From formality to personal relationships by proving your good intentions
Even though Russians are emotional, they are also formal in the beginning. If you are able to pass the level of formality and create personal relationship with your business partners, the formality disappears. If you don’t reach this level of trust, you can expect the Russians to try to take the bigger slice of the business profits to themselves. You can’t get to the next level without investing your time to several face-to-face meetings, proving your good intentions and willingness to build long-term relationship and cooperation.
Emotions - reliability and proximity
In Russia, it is quite true that you do business with people you like rather than between companies. For this you need to have proven your reliability and likability. The aim is to build feeling of your personal and your company’s reputation as reliable partner. As a representative of your company, you personally guarantee your company’s reliability in the eyes of the Russian partner.
To get to the level of good relationships, it is good to remember your partners’ birthdays, their family stories and other personal things. Small human signs of care and personal attention are valued. And you must maintain the trust by regular face-to-face meetings with your partners. Business is never just business in Russia.
In Russia you must always remember the principle of reciprocity: “I give to you, you give to me”. It is a main factor in collectivistic cultures in which the loyalty to in-groups is very important. You build lifelong relationships and network. You help your network find solutions to their business and personal problems, and they help you in return. In Russia, there is very low trust to authorities, doctors, social systems, etc., which means that people help each other a lot. If it seems that you are only looking after your own benefit, the trust gets lower.
Russian behavior is usually quite emotional and intuitive. In negotiations you often hear: “ I feel that this business will bring profit. Part of this is explained by the fact that it is hard to make prognoses in the quite unstable Russian business environment, but part of it can be explained by the emotional point of view. A “cold facts” justification alone is often not the best way to persuade Russians in business.
Way of communication
Russia is a mix of different communication styles. You can often hear “maybe”, “perhaps”, “about”, “approximately”, in the conversation. Accurate expressions are often avoided and straight answers to ‘simple’ questions not given. This can be partly explained in the unpredictability of the country and its business environment, but also by the culture of high power distance which includes a culture of punishing for making mistakes. Nobody wants to ‘get caught’ by stating too clear predictions, prognoses, numbers, etc.
Perhaps due to the above reasons (high uncertainty avoidance), Russians tend to need a lot of facts and check all details given by you for making business decisions. This sometimes makes the decision making process a bit slow. But never say never. In smaller companies, the boss can make surprisingly quick decisions very emotionally and intuitively.
What should you not do
You should not be overly trusting to unknown people or potential business partners. Check and verify facts when needed, but at least in the beginning of the relationship.

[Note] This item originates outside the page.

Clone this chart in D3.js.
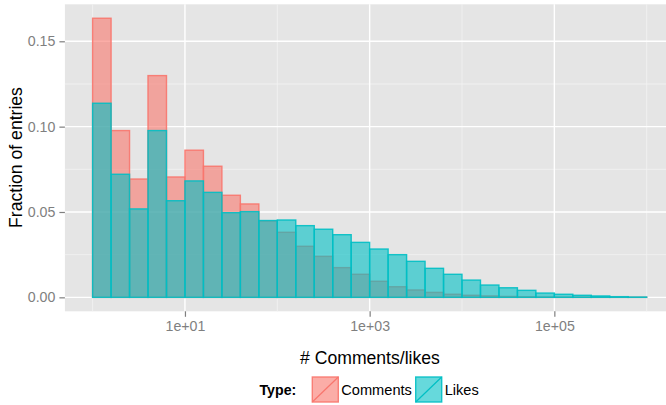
<!DOCTYPE html>
<html>
<head>
<meta charset="utf-8">
<script src="https://cdn.jsdelivr.net/npm/d3@7"></script>
<style>
  html, body { margin: 0; padding: 0; background: #ffffff; }
  svg { display: block; font-family: "Liberation Sans", Arial, Helvetica, sans-serif; }
</style>
</head>
<body>
<svg id="chart" width="666" height="405"></svg>
<script>
// ---- data ----
const binLog10Start = [0.0,0.2,0.4,0.6,0.8,1.0,1.2,1.4,1.6,1.8,2.0,2.2,2.4,2.6,2.8,3.0,3.2,3.4,3.6,3.8,4.0,4.2,4.4,4.6,4.8,5.0,5.2,5.4,5.6,5.8];
const binLog10Width = 0.2;
const types = ["Comments", "Likes"];
const comments = [0.1635,0.0977,0.0693,0.1299,0.0705,0.0862,0.0768,0.0598,0.0547,0.0447,0.0381,0.0299,0.0240,0.0174,0.0135,0.0094,0.0062,0.0043,0.0029,0.0018,0.0012,0.0008,0.0005,0.0003,0.0002,0.0001,0.0001,0.00005,0.00003,0.00002];
const likes = [0.1137,0.0721,0.0518,0.0977,0.0566,0.0682,0.0615,0.0496,0.0502,0.0450,0.0453,0.0420,0.0399,0.0367,0.0322,0.0283,0.0250,0.0211,0.0170,0.0135,0.0101,0.0072,0.0056,0.0041,0.0025,0.0018,0.0012,0.0008,0.0004,0.0002];
const xTicks = [1e1, 1e3, 1e5];
const xMinor = [1e0, 1e2, 1e4, 1e6];
const yTicks = [0.00, 0.05, 0.10, 0.15];
const yMinor = [0.025, 0.075, 0.125];
const colors = {Comments: "#F8766D", Likes: "#00BFC4"};

// ---- layout ----
const svg = d3.select("#chart");
const panel = {left: 64.9, right: 674.4, top: 4.3, bottom: 311.3};

const x = d3.scaleLog()
  .domain([Math.pow(10, -0.3), Math.pow(10, 6.3)])
  .range([panel.left, panel.right]);
const y = d3.scaleLinear()
  .domain([-0.008175, 0.171675])
  .range([panel.bottom, panel.top]);

// panel background
svg.append("rect")
  .attr("x", panel.left).attr("y", panel.top)
  .attr("width", panel.right - panel.left).attr("height", panel.bottom - panel.top)
  .attr("fill", "#E5E5E5");

const grid = svg.append("g");
// minor grid
grid.selectAll(".ymin").data(yMinor).enter().append("line")
  .attr("x1", panel.left).attr("x2", panel.right)
  .attr("y1", d => y(d)).attr("y2", d => y(d))
  .attr("stroke", "#F2F2F2").attr("stroke-width", 0.8);
grid.selectAll(".xmin").data(xMinor).enter().append("line")
  .attr("y1", panel.top).attr("y2", panel.bottom)
  .attr("x1", d => x(d)).attr("x2", d => x(d))
  .attr("stroke", "#F2F2F2").attr("stroke-width", 0.8);
// major grid
grid.selectAll(".ymaj").data(yTicks).enter().append("line")
  .attr("x1", panel.left).attr("x2", panel.right)
  .attr("y1", d => y(d)).attr("y2", d => y(d))
  .attr("stroke", "#FFFFFF").attr("stroke-width", 1.4);
grid.selectAll(".xmaj").data(xTicks).enter().append("line")
  .attr("y1", panel.top).attr("y2", panel.bottom)
  .attr("x1", d => x(d)).attr("x2", d => x(d))
  .attr("stroke", "#FFFFFF").attr("stroke-width", 1.4);

// bars
const series = [
  {name: "Comments", values: comments},
  {name: "Likes", values: likes}
];
series.forEach(s => {
  svg.append("g").selectAll("rect")
    .data(s.values.map((v, i) => ({v, lo: binLog10Start[i]})))
    .enter().append("rect")
    .attr("x", d => x(Math.pow(10, d.lo)))
    .attr("width", d => x(Math.pow(10, d.lo + binLog10Width)) - x(Math.pow(10, d.lo)))
    .attr("y", d => y(d.v))
    .attr("height", d => y(0) - y(d.v))
    .attr("fill", colors[s.name]).attr("fill-opacity", 0.6)
    .attr("stroke", colors[s.name]).attr("stroke-opacity", 0.9)
    .attr("stroke-width", 1.4);
});

// axes
const tickColor = "#7F7F7F";
const xAxis = d3.axisBottom(x).tickValues(xTicks)
  .tickFormat(d => {
    const e = Math.round(Math.log10(d));
    return "1e+" + String(e).padStart(2, "0");
  })
  .tickSize(5.5).tickPadding(4);
const gx = svg.append("g").attr("transform", `translate(0,${panel.bottom})`).call(xAxis);
gx.select(".domain").remove();
gx.selectAll(".tick line").attr("stroke", tickColor).attr("stroke-width", 1.2);
gx.selectAll(".tick text").attr("fill", tickColor).attr("font-size", 14.2)
  .attr("font-family", "Liberation Sans, Arial, sans-serif");

const yAxis = d3.axisLeft(y).tickValues(yTicks)
  .tickFormat(d3.format(".2f"))
  .tickSize(5.5).tickPadding(4);
const gy = svg.append("g").attr("transform", `translate(${panel.left},0)`).call(yAxis);
gy.select(".domain").remove();
gy.selectAll(".tick line").attr("stroke", tickColor).attr("stroke-width", 1.2);
gy.selectAll(".tick text").attr("fill", tickColor).attr("font-size", 14.2)
  .attr("font-family", "Liberation Sans, Arial, sans-serif");

// axis titles
svg.append("text")
  .attr("x", 370).attr("y", 363.5)
  .attr("text-anchor", "middle").attr("font-size", 17.6).attr("fill", "#000")
  .text("# Comments/likes");
svg.append("text")
  .attr("transform", "translate(21.5,157.5) rotate(-90)")
  .attr("text-anchor", "middle").attr("font-size", 17.6).attr("fill", "#000")
  .text("Fraction of entries");

// legend
const leg = svg.append("g");
leg.append("text").attr("x", 259.5).attr("y", 395)
  .attr("font-size", 14.2).attr("font-weight", "bold").attr("fill", "#000")
  .text("Type:");
const keyX = {Comments: 312.3, Likes: 415.7};
types.forEach(t => {
  const kx = keyX[t], ky = 377, kw = 26, kh = 25;
  leg.append("rect").attr("x", kx).attr("y", ky).attr("width", kw).attr("height", kh)
    .attr("fill", colors[t]).attr("fill-opacity", 0.6)
    .attr("stroke", colors[t]).attr("stroke-opacity", 0.9).attr("stroke-width", 1.4);
  leg.append("line").attr("x1", kx).attr("y1", ky + kh).attr("x2", kx + kw).attr("y2", ky)
    .attr("stroke", colors[t]).attr("stroke-width", 1.2);
  leg.append("text").attr("x", kx + kw + 3).attr("y", 395)
    .attr("font-size", 14.6).attr("fill", "#000")
    .text(t);
});
</script>
</body>
</html>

If you don’t have a health reason, it is not a good idea to turn down a proposal to have a vodka toast. Nowadays it is not as common to drink during business meetings, but after making a deal, for example, you can have a good dinner with vodka drinking. Refusing to raise a vodka toast can be taken as a sign of disrespect. You can even put it to your lips and pretend to drink a bit.
As Russian culture is not highly masculine, it is better not to brag about your achievements too much. If you are a boss, it is tolerated better.
What are you expected to disclose
Russians can ask very direct questions that you consider taboos or company secrets. It is ok to say that this is a company secret. In the Soviet Union, salaries were also an open topic for discussion. When shifting to a market economy, the topic stayed but is now getting less common. You can circumvent the question, if it is inconvenient for you.
On the contrary, you are expected to share some personal information about your family, hobbies, etc., to help the Russians to get to know you personally and form a trusting relationship.
What are good conversation topics
Russians like talking about travelling, leisure time activities, sports and their families and they like to get to know you, too. They will tell you which places to visit and what to do in their home towns or in Russia in general.
You can ask about the market and your business-sector situation, Russian bureaucracy, and the operating system as well. Your Russian counterpart is usually happy to show his/her competency and tell you valuable information. They will be happy to hear about the same things in your country or globally.
For some foreign women it can be a surprise to hear compliments about their looks, dresses, etc., as it is not practiced everywhere in the world in business.
World politics is a topic that many want to discuss, but it is a delicate issue and you must be ready for differences in opinions, and do not criticize the Russian president and foreign policies. Crimean conflict and Chechnya war are topics that you might want to avoid.
Also, a woman’s age is a taboo in Russia.
In Russia, you are expected to look people in the eyes during discussions, but not too intensively, so that you would not look too aggressive.
The physical personal space between people is quite short. Russians also can touch people (arms, for example) that they know during discussions. It is not a sign of sexual harassment.
It is worth mentioning that smiling is a special thing in Russian culture. You are not expected to smile to strangers or people on the street, especially in big cities. Smiling is not considered as a sign of politeness in the same way as in many countries. A “keep smiling” look can be taken as a sign of dishonesty (you have something to hide), disrespect or stupidity, even. In the beginning of a business meeting Russians do not usually smile, as they prefer to be formal and it would look like they don’t take the meeting seriously. When you get to know people, you smile more, of course.
Short case study
A Finnish company had created a trusting relationship with a Russian governor. Their plan was to invest in a production plant in the region ruled by the governor. Things proceeded well, as the governor is a very influential person in advancing business in the region (remember high power distance and collectivism). The plans were at an advanced level and construction about to start. Suddenly, the governor was killed in a car accident.
After this tragic accident, the company management understood that the agreed things were not valid anymore and if they wanted to go on with the plans, the process had to be started from scratch with the new governor. Usually, new governors bring their own people to all important posts, too. The change of the powerful decision maker meant that the company had to withdraw from the project.